Project for Metodi di Apprendimento Automatico (machine learning methods for physics) exam. This projects consist in the application of different machine learning models on a dataset consisting of Cern's CMS experiment (simulated) data. The goal is to discriminate between signal and background for the Higgs to anti-b b process, where the two b quarks produce jets which can be fat or narrow jets, based on their radious.
The techniques used are:
- Decision Trees, Random Forests, Boosted Decision Trees
- Linear Regression
- KNN
- Support Vector Machines
The actual optimisation has been done only for the BDT, since it is also my BSc thesis and I spent more time on it. There is also a repository for that with more details. Here, the purpose was just to see how those algorithms compare and try to build an undesstanding of how they work.

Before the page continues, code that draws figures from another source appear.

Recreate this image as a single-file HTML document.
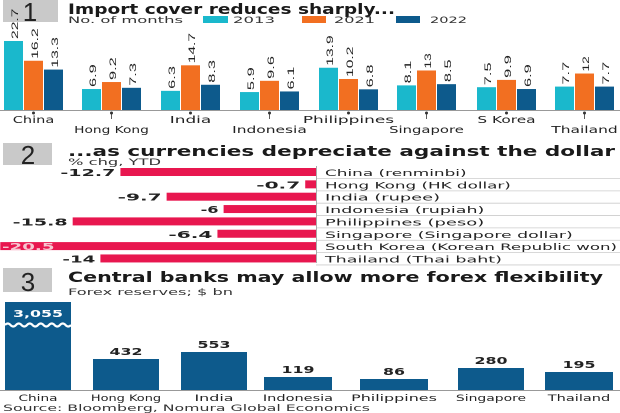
<!DOCTYPE html>
<html><head><meta charset="utf-8"><style>
html,body{margin:0;padding:0;background:#fff;}
svg{display:block;font-family:"DejaVu Sans","Liberation Sans",sans-serif;}
.t{font-weight:bold;font-size:14px;fill:#1a1a1a;}
.s{font-size:9px;fill:#333;}
.c{font-size:9.5px;fill:#222;}
</style></head><body>
<svg id="svg" width="620" height="413" viewBox="0 0 620 413">
<rect x="3" y="0" width="55" height="22" fill="#c9c9c9"/>
<text x="30" y="21" text-anchor="middle" font-size="26" fill="#222" style="font-family:'Liberation Sans'">1</text>
<text x="68" y="14" class="t" textLength="327" lengthAdjust="spacingAndGlyphs">Import cover reduces sharply...</text>
<text x="68" y="23" class="s" textLength="115" lengthAdjust="spacingAndGlyphs">No. of months</text>
<rect x="203" y="16" width="25" height="7" fill="#1ab8cc"/><text x="233" y="23" class="s" textLength="42" lengthAdjust="spacingAndGlyphs">2013</text>
<rect x="302" y="16" width="24" height="7" fill="#f26f21"/><text x="334" y="23" class="s" textLength="41" lengthAdjust="spacingAndGlyphs">2021</text>
<rect x="396" y="16" width="24" height="7" fill="#0d5a8c"/><text x="430" y="23" class="s" textLength="37" lengthAdjust="spacingAndGlyphs">2022</text>
<g id="s1"></g>
<line x1="0" y1="110.5" x2="620" y2="110.5" stroke="#999" stroke-width="1"/>
<rect x="3" y="143" width="49" height="22" fill="#c9c9c9"/>
<text x="28" y="164" text-anchor="middle" font-size="26" fill="#222" style="font-family:'Liberation Sans'">2</text>
<text x="68" y="156" class="t" textLength="547" lengthAdjust="spacingAndGlyphs">...as currencies depreciate against the dollar</text>
<text x="68" y="165" class="s" style="font-size:8.5px" textLength="93" lengthAdjust="spacingAndGlyphs">% chg, YTD</text>
<g id="s2"></g>
<line x1="316.5" y1="166" x2="316.5" y2="263" stroke="#aaa"/>
<rect x="3" y="268" width="49" height="24" fill="#c9c9c9"/>
<text x="28" y="291" text-anchor="middle" font-size="26" fill="#222" style="font-family:'Liberation Sans'">3</text>
<text x="68" y="282" class="t" textLength="535" lengthAdjust="spacingAndGlyphs">Central banks may allow more forex flexibility</text>
<text x="68" y="295" class="s" textLength="165" lengthAdjust="spacingAndGlyphs">Forex reserves; $ bn</text>
<g id="s3"></g>
<line x1="0" y1="390.5" x2="620" y2="390.5" stroke="#999"/>
<text x="3" y="411" class="s" textLength="367" lengthAdjust="spacingAndGlyphs">Source: Bloomberg, Nomura Global Economics</text>
</svg>
<script>
var NS="http://www.w3.org/2000/svg";
function el(p,t,a,txt){var e=document.createElementNS(NS,t);for(var k in a)e.setAttribute(k,a[k]);if(txt!=null)e.textContent=txt;p.appendChild(e);return e;}
function tx(p,x,y,s,k,anchor,cls,style){return el(p,"text",{x:x,y:y,"text-anchor":anchor||"start","class":cls||"c",style:style||"",textLength:s.length*k,lengthAdjust:"spacingAndGlyphs"},s);}
var g1=document.getElementById("s1");
var d=[["China",22.7,16.2,13.3],["Hong Kong",6.9,9.2,7.3],["India",6.3,14.7,8.3],["Indonesia",5.9,9.6,6.1],["Philippines",13.9,10.2,6.8],["Singapore",8.1,13,8.5],["S Korea",7.5,9.9,6.9],["Thailand",7.7,12,7.7]];
var starts=[4,82,161,240,319,397,477,555],cols=["#1ab8cc","#f26f21","#0d5a8c"];
d.forEach(function(r,i){
 for(var j=0;j<3;j++){var x=starts[i]+j*20,h=r[j+1]*3.04,y=110-h;
  el(g1,"rect",{x:x,y:y,width:19,height:h,fill:cols[j]});
  var s=String(r[j+1]);
  el(g1,"text",{x:0,y:0,"font-size":"12",fill:"#222",style:"font-family:'Liberation Sans'",textLength:s.length*7.6,lengthAdjust:"spacingAndGlyphs",transform:"translate("+(x+14)+","+(y-2)+") rotate(-90) scale(1,0.8)"},s);}
 var cx=starts[i]+29.5,low=i%2==1;
 el(g1,"circle",{cx:cx,cy:113,r:1.5,fill:"#333"});
 if(low)el(g1,"line",{x1:cx,y1:113,x2:cx,y2:119,stroke:"#333","stroke-width":0.8});
 tx(g1,cx,low?133:123,r[0],8.3,"middle");
});
var g2=document.getElementById("s2");
var d2=[["China (renminbi)",-12.7],["Hong Kong (HK dollar)",-0.7],["India (rupee)",-9.7],["Indonesia (rupiah)",-6],["Philippines (peso)",-15.8],["Singapore (Singapore dollar)",-6.4],["South Korea (Korean Republic won)",-20.5],["Thailand (Thai baht)",-14]];
d2.forEach(function(r,i){var y=168+i*12.35,w=-r[1]*15.4,x=316-w;
 el(g2,"rect",{x:x,y:y,width:w,height:8,fill:"#e8174f"});
 el(g2,"line",{x1:316,y1:y+10.5,x2:620,y2:y+10.5,stroke:"#ccc","stroke-width":0.8});
 tx(g2,325,y+8,r[0],8.85,"start","c","font-size:9px");
 var s=String(r[1]);
 if(r[1]==-20.5)tx(g2,2,y+8,s,10.5,"start","c","font-weight:bold;fill:#f6c6d0");
 else tx(g2,x-5,y+8,s,s.length<3?9:11,"end","c","font-weight:bold");
});
var g3=document.getElementById("s3");
var d3=[["China",5,71,302,"3,055"],["Hong Kong",93,159,359,"432"],["India",181,247,352,"553"],["Indonesia",264,332,377,"119"],["Philippines",360,428,379,"86"],["Singapore",458,524,368,"280"],["Thailand",545,613,372,"195"]];
d3.forEach(function(r,i){
 el(g3,"rect",{x:r[1],y:r[3],width:r[2]-r[1],height:390-r[3],fill:"#0d5a8c"});
 var cx=(r[1]+r[2])/2;
 if(i==0){tx(g3,cx,317,r[4],10,"middle","c","font-weight:bold;fill:#fff");
  var p="M"+r[1]+" 325";for(var k=0;k<6;k++){var a=r[1]+k*11;p+=" Q"+(a+2.75)+" 322 "+(a+5.5)+" 325 Q"+(a+8.25)+" 328 "+(a+11)+" 325";}
  el(g3,"path",{d:p,stroke:"#fff","stroke-width":2.2,fill:"none"});}
 else tx(g3,cx,r[3]-4,r[4],11,"middle","c","font-weight:bold");
 tx(g3,cx,401,r[0],7.8,"middle","c","font-size:9px");
});
</script>
</body></html>
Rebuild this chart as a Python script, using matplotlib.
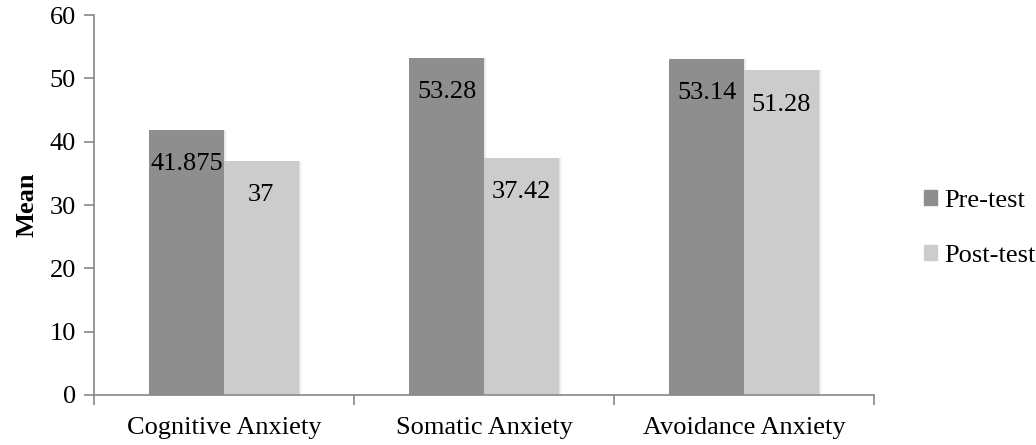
import matplotlib
matplotlib.use("Agg")
import matplotlib.pyplot as plt
import numpy as np

categories = ["Cognitive Anxiety", "Somatic Anxiety", "Avoidance Anxiety"]
series_names = ["Pre-test", "Post-test"]
pre_test = [41.875, 53.28, 53.14]
post_test = [37, 37.42, 51.28]
pre_labels = ["41.875", "53.28", "53.14"]
post_labels = ["37", "37.42", "51.28"]
y_ticks = [0, 10, 20, 30, 40, 50, 60]

plt.rcParams["font.family"] = ["Liberation Serif", "DejaVu Serif"]
FS = 19

fig = plt.figure(figsize=(10.36, 4.45), dpi=100)
ax = fig.add_axes([0.0907, 0.1124, 0.7529, 0.8536])

x = np.arange(len(categories))
width = 0.287
colors = ["#8e8e8e", "#cccccc"]

for i, (vals, labs) in enumerate([(pre_test, pre_labels), (post_test, post_labels)]):
    pos = x + (i - 0.5) * width
    # soft drop shadow behind each bar
    for k, a in enumerate([0.05, 0.035, 0.02]):
        ax.bar(pos + 0.004 * (k + 1), vals, width, color="#000000", alpha=a, zorder=1)
    ax.bar(pos, vals, width, color=colors[i], label=series_names[i], zorder=2)
    for p, v, t in zip(pos, vals, labs):
        ax.text(p, v - 5.4, t, ha="center", va="center", fontsize=FS, color="black", zorder=3)

ax.set_xlim(-0.5, len(categories) - 0.5)
ax.set_ylim(0, 60)
ax.set_yticks(y_ticks)
ax.set_yticklabels([str(t) for t in y_ticks], fontsize=FS)
ax.set_xticks(x)
ax.set_xticklabels(categories, fontsize=FS)
ax.tick_params(axis="x", length=0, pad=16)
ax.set_xticks(np.arange(len(categories) + 1) - 0.5, minor=True)
ax.tick_params(axis="x", which="minor", length=7, color="#888888", width=1.2)
ax.tick_params(axis="y", length=7, color="#888888", width=1.2, pad=6)

for side in ["top", "right"]:
    ax.spines[side].set_visible(False)
for side in ["left", "bottom"]:
    ax.spines[side].set_color("#888888")
    ax.spines[side].set_linewidth(1.2)

ax.set_ylabel("Mean", fontsize=FS, fontweight="bold", labelpad=8)

handles = [plt.Rectangle((0, 0), 1, 1, color=c) for c in colors]
fig.legend(handles, series_names, loc="center left", bbox_to_anchor=(0.869, 0.486),
           frameon=False, fontsize=FS, handlelength=0.5, handleheight=0.5,
           handletextpad=0.25, labelspacing=1.25)

fig.savefig("out.png", dpi=100)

You may have noticed the config.py file. It contains a dictionary with all the variables for different analysis configurations. The reason is because, as mentioned above, there can be both fat and narrow jets (ak4 and ak8), and we may have situations where we have 2 narrow or 1 fat jets. The former is called resolved configuration, the latter is called merged. Based on some physics considerations (I am happy to discuss it via mail!), you may want to select different configurations (hence differnet kinematic variables) but also different energy tresholds. Basicaly in every ML algorithm you will select a configuration and an energy regime in the config dictionary.